◆ Exercise aim:
Working from the data below, reproduce exactly the lines starting at the one that holds "Recreate this image" and ending at the one that holds "(lm6) at (269,295.6)". Pictures are excluded.

▬▬▬▬▬▬

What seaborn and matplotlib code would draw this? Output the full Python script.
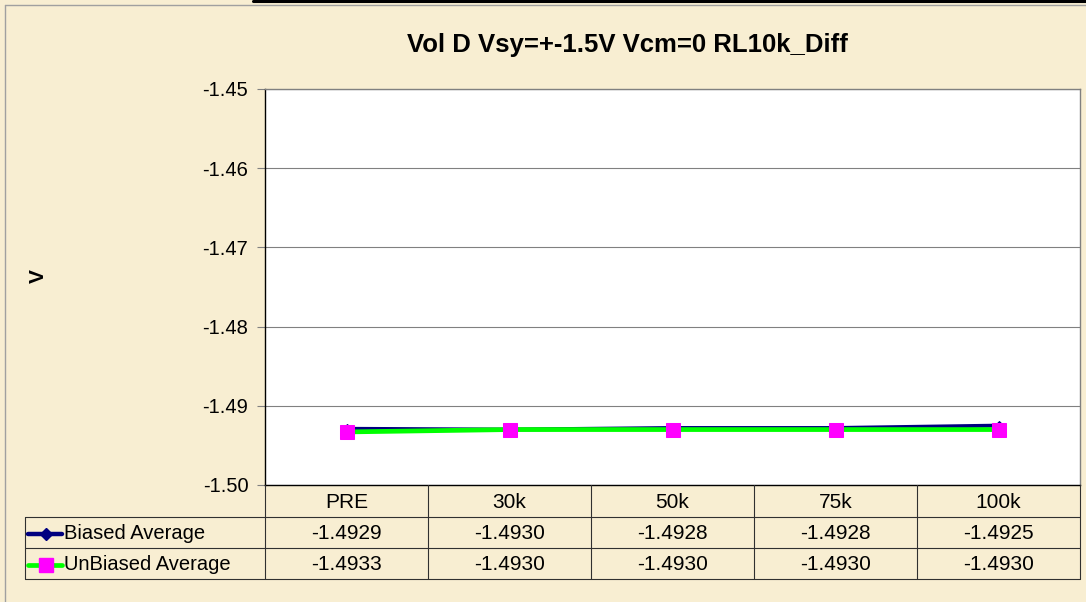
import matplotlib
matplotlib.use("Agg")
import matplotlib.pyplot as plt
from matplotlib.lines import Line2D
import seaborn as sns
import pandas as pd

# ---- data ----
categories = ["PRE", "30k", "50k", "75k", "100k"]
biased_average = [-1.4929, -1.4930, -1.4928, -1.4928, -1.4925]
unbiased_average = [-1.4933, -1.4930, -1.4930, -1.4930, -1.4930]
series_names = ["Biased Average", "UnBiased Average"]
y_ticks = [-1.50, -1.49, -1.48, -1.47, -1.46, -1.45]
title = "Vol D Vsy=+-1.5V Vcm=0 RL10k_Diff"
y_label = "V"

sns.set_style("white")
plt.rcParams["font.family"] = ["Liberation Sans", "DejaVu Sans"]
plt.rcParams["text.color"] = "black"
plt.rcParams["ytick.labelcolor"] = "black"
plt.rcParams["axes.labelcolor"] = "black"

W, H = 1086, 602
BG = "#F8EED2"
fig = plt.figure(figsize=(W / 100, H / 100), dpi=100, facecolor=BG)


def fx(px):
    return px / W


def fy(py):
    return 1 - py / H


# plot area in pixels
L, R, T, B = 265, 1080, 89, 485
ax = fig.add_axes([fx(L), fy(B), fx(R) - fx(L), fy(T) - fy(B)])
ax.set_facecolor("white")

df = pd.DataFrame({"cat": categories, "b": biased_average, "u": unbiased_average})

sns.lineplot(data=df, x="cat", y="b", ax=ax, color="#000080", lw=2.8,
             marker="D", markersize=5.5, markerfacecolor="#000080",
             markeredgecolor="#000080", sort=False, zorder=3)
sns.lineplot(data=df, x="cat", y="u", ax=ax, color="#00FF00", lw=3.4,
             marker="s", markersize=9.5, markerfacecolor="#FF00FF",
             markeredgecolor="#FF00FF", sort=False, zorder=4)

ax.set_xlim(-0.5, len(categories) - 0.5)
ax.set_ylim(-1.50, -1.45)
ax.set_yticks(y_ticks)
ax.set_yticklabels([f"{v:.2f}" for v in y_ticks], fontsize=14.5, color="black")
ax.set_xticks([])
ax.set_xlabel("")
ax.set_ylabel("")
ax.grid(axis="y", color="#808080", lw=0.8)
ax.tick_params(axis="y", direction="out", length=6, width=0.8, color="#808080",
               pad=6, left=True, labelcolor="black")
for s in ["top", "right"]:
    ax.spines[s].set_color("#808080")
    ax.spines[s].set_linewidth(1)
for s in ["left", "bottom"]:
    ax.spines[s].set_color("black")
    ax.spines[s].set_linewidth(1)

# title and y label
fig.text(fx(627), fy(45), title, ha="center", va="center", fontsize=18.5,
         fontweight="bold", color="black")
fig.text(fx(38), fy(276), y_label, ha="center", va="center", fontsize=15,
         fontweight="bold", rotation=90, color="black")

# ---- data table ----
col_edges = [L + i * (R - L) / len(categories) for i in range(len(categories) + 1)]
row_edges = [485, 517, 548, 579]
lc = "#303030"
lw = 0.8
for yy in row_edges[1:]:
    fig.add_artist(Line2D([fx(25), fx(R)], [fy(yy), fy(yy)], color=lc, lw=lw))
for xx in col_edges:
    fig.add_artist(Line2D([fx(xx), fx(xx)], [fy(485), fy(579)], color=lc, lw=lw))
fig.add_artist(Line2D([fx(25), fx(25)], [fy(517), fy(579)], color=lc, lw=lw))

centers = [(col_edges[i] + col_edges[i + 1]) / 2 for i in range(len(categories))]
rc = [(row_edges[i] + row_edges[i + 1]) / 2 + 1 for i in range(3)]
for c, cx in zip(categories, centers):
    fig.text(fx(cx), fy(rc[0]), c, ha="center", va="center", fontsize=15)
for vals, yy in [(biased_average, rc[1]), (unbiased_average, rc[2])]:
    for v, cx in zip(vals, centers):
        fig.text(fx(cx), fy(yy), f"{v:.4f}", ha="center", va="center", fontsize=15)

# legend keys
fig.add_artist(Line2D([fx(28), fx(62)], [fy(rc[1]), fy(rc[1])], color="#000080",
                      lw=3.2, zorder=5))
fig.add_artist(Line2D([fx(46)], [fy(rc[1])], marker="D", markersize=6.5,
                      color="#000080", zorder=6))
fig.add_artist(Line2D([fx(28), fx(62)], [fy(rc[2]), fy(rc[2])], color="#00FF00",
                      lw=3.4, zorder=5))
fig.add_artist(Line2D([fx(46)], [fy(rc[2])], marker="s", markersize=9.5,
                      color="#FF00FF", zorder=6))
fig.text(fx(64), fy(rc[1]), series_names[0], ha="left", va="center", fontsize=14.5)
fig.text(fx(64), fy(rc[2]), series_names[1], ha="left", va="center", fontsize=14.5)

# chart border and top line
fig.add_artist(Line2D([fx(5), fx(5)], [fy(5), 0], color="#A0A0A0", lw=1))
fig.add_artist(Line2D([fx(5), 1], [fy(5), fy(5)], color="#A0A0A0", lw=1))
fig.add_artist(Line2D([fx(253), 1], [fy(1), fy(1)], color="black", lw=2.2))

fig.savefig("out.png", dpi=100, facecolor=BG)
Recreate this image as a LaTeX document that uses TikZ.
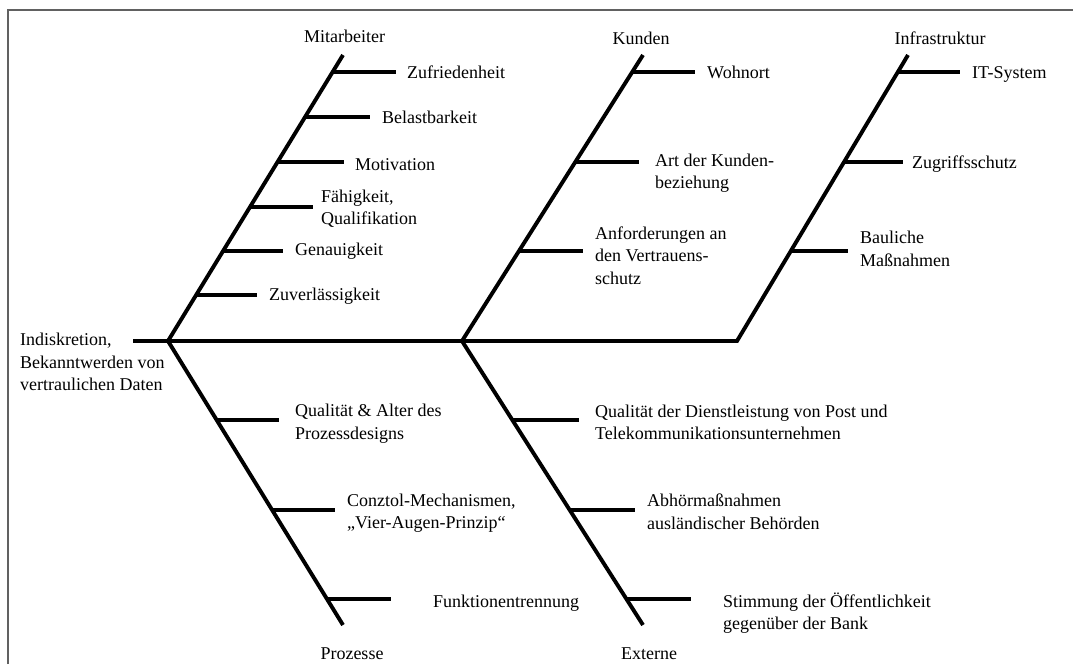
\documentclass[tikz,border=0pt]{standalone}
\usepackage{fontspec}
\setmainfont{Liberation Serif}
\begin{document}
\begin{tikzpicture}[x=1pt,y=-1pt,
  bone/.style={line width=3.9pt, line join=miter, black},
  rib/.style={line width=3.9pt, black},
  lab/.style={anchor=west, inner sep=0pt, align=left,
    font=\fontsize{18}{22.5}\selectfont,
    execute at begin node=\strut, execute at end node=\strut},
  ttl/.style={lab, anchor=center, align=center},
  frameline/.style={line width=2pt, draw=black!62}]
\useasboundingbox (0,0) rectangle (1073,664);

% open frame: top and left edge only
\coordinate (fBL) at (8,664);
\coordinate (fTL) at (8,10);
\coordinate (fTR) at (1073,10);
\draw[frameline] (fBL) -- (fTL) -- (fTR);

% spine and main bones
\coordinate (head) at (133,341);
\coordinate (j1) at (168,341);
\coordinate (j2) at (462,341);
\coordinate (j3) at (737,341);
\coordinate (mTop) at (343,55);
\coordinate (kTop) at (643,55);
\coordinate (iTop) at (908,55);
\coordinate (pEnd) at (343,625);
\coordinate (eEnd) at (643,625);

\draw[bone] (head) -- (j3) -- (iTop);
\draw[bone] (mTop) -- (j1) -- (pEnd);
\draw[bone] (kTop) -- (j2) -- (eEnd);

% effect
\node[lab] (effect) at (20,365.6) {Indiskretion,\\Bekanntwerden von\\vertraulichen Daten};

% category titles
\node[ttl] (tM) at (344.5,38.3) {Mitarbeiter};
\node[ttl] (tK) at (641,40) {Kunden};
\node[ttl] (tI) at (940,40) {Infrastruktur};
\node[ttl] (tP) at (352,655) {Prozesse};
\node[ttl] (tE) at (649,655) {Externe};

% Mitarbeiter
\foreach \n/\xa/\xb/\y in {m1/332.6/396/72, m2/305.1/370/117, m3/277.5/344/162,
                           m4/250/313/207, m5/223/283/251, m6/196/257/295}{
  \coordinate (\n a) at (\xa,\y);
  \coordinate (\n b) at (\xb,\y);
  \draw[rib] (\n a) -- (\n b);
}
\node[lab] (lm1) at (407,74) {Zufriedenheit};
\node[lab] (lm2) at (382,119) {Belastbarkeit};
\node[lab] (lm3) at (355,165.6) {Motivation};
\node[lab] (lm4) at (321,210.6) {Fähigkeit,\\Qualifikation};
\node[lab] (lm5) at (295,250.6) {Genauigkeit};
\node[lab] (lm6) at (269,295.6) {Zuverlässigkeit};

% Kunden
\foreach \n/\xa/\xb/\y in {k1/632.2/695/72, k2/575.3/639/162, k3/519/583/251}{
  \coordinate (\n a) at (\xa,\y);
  \coordinate (\n b) at (\xb,\y);
  \draw[rib] (\n a) -- (\n b);
}
\node[lab] (lk1) at (707,74) {Wohnort};
\node[lab] (lk2) at (655,174.4) {Art der Kunden-\\beziehung};
\node[lab] (lk3) at (595,258.6) {Anforderungen an\\den Vertrauens-\\schutz};

% Infrastruktur
\foreach \n/\xa/\xb/\y in {i1/897.8/960/72, i2/844/903/162, i3/790.8/848/251}{
  \coordinate (\n a) at (\xa,\y);
  \coordinate (\n b) at (\xb,\y);
  \draw[rib] (\n a) -- (\n b);
}
\node[lab] (li1) at (972,74) {IT-System};
\node[lab] (li2) at (912,164) {Zugriffsschutz};
\node[lab] (li3) at (860,252) {Bauliche\\Maßnahmen};

% Prozesse
\foreach \n/\xa/\xb/\y in {p1/216.7/279/420, p2/272/335/510, p3/327/391/599}{
  \coordinate (\n a) at (\xa,\y);
  \coordinate (\n b) at (\xb,\y);
  \draw[rib] (\n a) -- (\n b);
}
\node[lab] (lp1) at (295,425) {Qualität \& Alter des\\Prozessdesigns};
\node[lab] (lp2) at (347,514.4) {Conztol-Mechanismen,\\„Vier-Augen-Prinzip“};
\node[lab] (lp3) at (433,603.3) {Funktionentrennung};

% Externe
\foreach \n/\xa/\xb/\y in {e1/512.3/579/420, e2/569.7/635/510, e3/626.4/691/599}{
  \coordinate (\n a) at (\xa,\y);
  \coordinate (\n b) at (\xb,\y);
  \draw[rib] (\n a) -- (\n b);
}
\node[lab] (le1) at (595,425.6) {Qualität der Dienstleistung von Post und\\Telekommunikationsunternehmen};
\node[lab] (le2) at (647,514.8) {Abhörmaßnahmen\\ausländischer Behörden};
\node[lab] (le3) at (723,614.8) {Stimmung der Öffentlichkeit\\gegenüber der Bank};
\end{tikzpicture}
\end{document}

▬▬▬▬▬▬

◆ Answer in full:
Recreate this image as a LaTeX document that uses TikZ.
\documentclass[tikz,border=0pt]{standalone}
\usepackage{fontspec}
\setmainfont{Liberation Serif}
\begin{document}
\begin{tikzpicture}[x=1pt,y=-1pt,
  bone/.style={line width=3.9pt, line join=miter, black},
  rib/.style={line width=3.9pt, black},
  lab/.style={anchor=west, inner sep=0pt, align=left,
    font=\fontsize{18}{22.5}\selectfont,
    execute at begin node=\strut, execute at end node=\strut},
  ttl/.style={lab, anchor=center, align=center},
  frameline/.style={line width=2pt, draw=black!62}]
\useasboundingbox (0,0) rectangle (1073,664);

% open frame: top and left edge only
\coordinate (fBL) at (8,664);
\coordinate (fTL) at (8,10);
\coordinate (fTR) at (1073,10);
\draw[frameline] (fBL) -- (fTL) -- (fTR);

% spine and main bones
\coordinate (head) at (133,341);
\coordinate (j1) at (168,341);
\coordinate (j2) at (462,341);
\coordinate (j3) at (737,341);
\coordinate (mTop) at (343,55);
\coordinate (kTop) at (643,55);
\coordinate (iTop) at (908,55);
\coordinate (pEnd) at (343,625);
\coordinate (eEnd) at (643,625);

\draw[bone] (head) -- (j3) -- (iTop);
\draw[bone] (mTop) -- (j1) -- (pEnd);
\draw[bone] (kTop) -- (j2) -- (eEnd);

% effect
\node[lab] (effect) at (20,365.6) {Indiskretion,\\Bekanntwerden von\\vertraulichen Daten};

% category titles
\node[ttl] (tM) at (344.5,38.3) {Mitarbeiter};
\node[ttl] (tK) at (641,40) {Kunden};
\node[ttl] (tI) at (940,40) {Infrastruktur};
\node[ttl] (tP) at (352,655) {Prozesse};
\node[ttl] (tE) at (649,655) {Externe};

% Mitarbeiter
\foreach \n/\xa/\xb/\y in {m1/332.6/396/72, m2/305.1/370/117, m3/277.5/344/162,
                           m4/250/313/207, m5/223/283/251, m6/196/257/295}{
  \coordinate (\n a) at (\xa,\y);
  \coordinate (\n b) at (\xb,\y);
  \draw[rib] (\n a) -- (\n b);
}
\node[lab] (lm1) at (407,74) {Zufriedenheit};
\node[lab] (lm2) at (382,119) {Belastbarkeit};
\node[lab] (lm3) at (355,165.6) {Motivation};
\node[lab] (lm4) at (321,210.6) {Fähigkeit,\\Qualifikation};
\node[lab] (lm5) at (295,250.6) {Genauigkeit};
\node[lab] (lm6) at (269,295.6) {Zuverlässigkeit};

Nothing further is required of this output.